What is the difference between land cover and land use?
Land cover is the physical material on the Earth's surface, such as forest, grassland, ice, water or bare ground. Land use is the human purpose applied to that land, such as agriculture, housing, mining or conservation. The distinction is central to Unit 3, because the study design treats land cover change (Area of Study 1) and land use change (Area of Study 2) as separate processes. A single land cover, such as native forest, can be put to many land uses, and changing the use often changes the cover, as when grassland used for grazing is built over with houses.
Which case studies should I learn for VCE Geography?
Use real, specific, located examples with data. For land cover change: deforestation in the Amazon and Borneo, melting Arctic sea ice and the Greenland ice sheet, and desertification in the African Sahel. For land use change: the conversion of farmland to housing on Melbourne's urban fringe, investigated through fieldwork. For human population: world distribution patterns including Australia's coastal concentration, rapid growth in India and Niger, and ageing in Japan and Australia. Naming the place precisely and quoting figures is what separates strong answers from generic ones.
What is the demographic transition model and why does it matter?

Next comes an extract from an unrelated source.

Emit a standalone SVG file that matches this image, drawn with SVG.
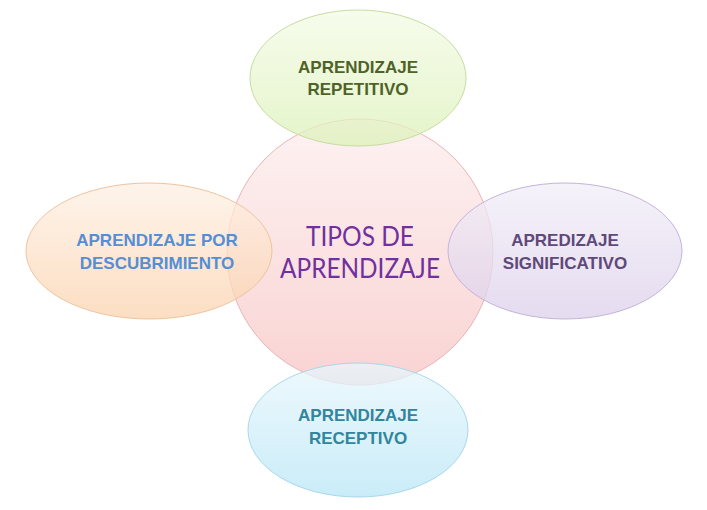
<svg xmlns="http://www.w3.org/2000/svg" width="707" height="510" viewBox="0 0 707 510">
<style>
.lbl{font-family:"Liberation Sans",Arial,sans-serif;font-weight:bold;font-size:17px;text-anchor:middle}
.sh{stroke-width:1;fill-opacity:0.75}
.ct{font-family:Lato,sans-serif;font-size:27px;fill:#7030a0;text-anchor:middle}
</style>
<defs>
<linearGradient id="gc" x1="0" y1="0" x2="0" y2="1"><stop offset="0" stop-color="#fdeeee"/><stop offset="1" stop-color="#f8c4c4"/></linearGradient>
<linearGradient id="gt" x1="0" y1="0" x2="0" y2="1"><stop offset="0" stop-color="#f4fbe6"/><stop offset="1" stop-color="#dcf1b8"/></linearGradient>
<linearGradient id="gl" x1="0" y1="0" x2="0" y2="1"><stop offset="0" stop-color="#fef0e4"/><stop offset="1" stop-color="#fbd3ae"/></linearGradient>
<linearGradient id="gr" x1="0" y1="0" x2="0" y2="1"><stop offset="0" stop-color="#f2eef8"/><stop offset="1" stop-color="#dcd0ea"/></linearGradient>
<linearGradient id="gb" x1="0" y1="0" x2="0" y2="1"><stop offset="0" stop-color="#e8f7fc"/><stop offset="1" stop-color="#b8e6f6"/></linearGradient>
</defs>
<rect width="707" height="510" fill="#fff"/>
<g id="center"><circle class="sh" cx="360" cy="252" r="133" fill="url(#gc)" stroke="#eab4b4"/></g>
<g id="top"><ellipse class="sh" cx="358" cy="78" rx="108" ry="68" fill="url(#gt)" stroke="#c8dca0"/>
<text class="lbl" fill="#4f6228" x="358" y="73">APRENDIZAJE</text><text class="lbl" fill="#4f6228" x="358" y="95">REPETITIVO</text></g>
<g id="left"><ellipse class="sh" cx="149" cy="251" rx="123" ry="68" fill="url(#gl)" stroke="#eec4a0"/>
<text class="lbl" fill="#558ed5" x="157" y="246">APRENDIZAJE POR</text><text class="lbl" fill="#558ed5" x="157" y="269">DESCUBRIMIENTO</text></g>
<g id="right"><ellipse class="sh" cx="565" cy="251" rx="117" ry="68" fill="url(#gr)" stroke="#c4b4d8"/>
<text class="lbl" fill="#5f497a" x="565" y="246">APREDIZAJE</text><text class="lbl" fill="#5f497a" x="565" y="269">SIGNIFICATIVO</text></g>
<g id="bottom"><ellipse class="sh" cx="358" cy="430" rx="110" ry="67" fill="url(#gb)" stroke="#a8d8ea"/>
<text class="lbl" fill="#31859c" x="358" y="421">APRENDIZAJE</text><text class="lbl" fill="#31859c" x="358" y="444">RECEPTIVO</text></g>
<g id="center-label"><text class="ct" x="360" y="246" textLength="108" lengthAdjust="spacingAndGlyphs">TIPOS DE</text>
<text class="ct" x="360" y="278" textLength="160" lengthAdjust="spacingAndGlyphs">APRENDIZAJE</text></g>
<g id="connectors"/>
</svg>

The demographic transition model describes how birth and death rates change as a country develops, moving from high birth and death rates (Stage 1), through falling death rates and rapid growth (Stage 2), to falling birth rates (Stage 3), low birth and death rates with ageing (Stage 4), and sometimes population decline (Stage 5). It matters because it links population dynamics to development and explains why countries such as Niger are growing rapidly while Japan is ageing and shrinking. Treat it as a generalised framework, not a rigid law, and note its limitations for marks.
Does VCE Geography count toward an ATAR and university pathways?
Yes. VCE Geography contributes to your ATAR like any other Units 3 and 4 sequence. It is not usually a formal prerequisite for major Victorian university degrees, but it supports pathways in geography, environmental science, urban and regional planning, international development, demography, surveying and education. Its skills in spatial analysis, fieldwork, data interpretation and structured argument are valued across many courses. Check each university course guide for current prerequisites and recommended studies.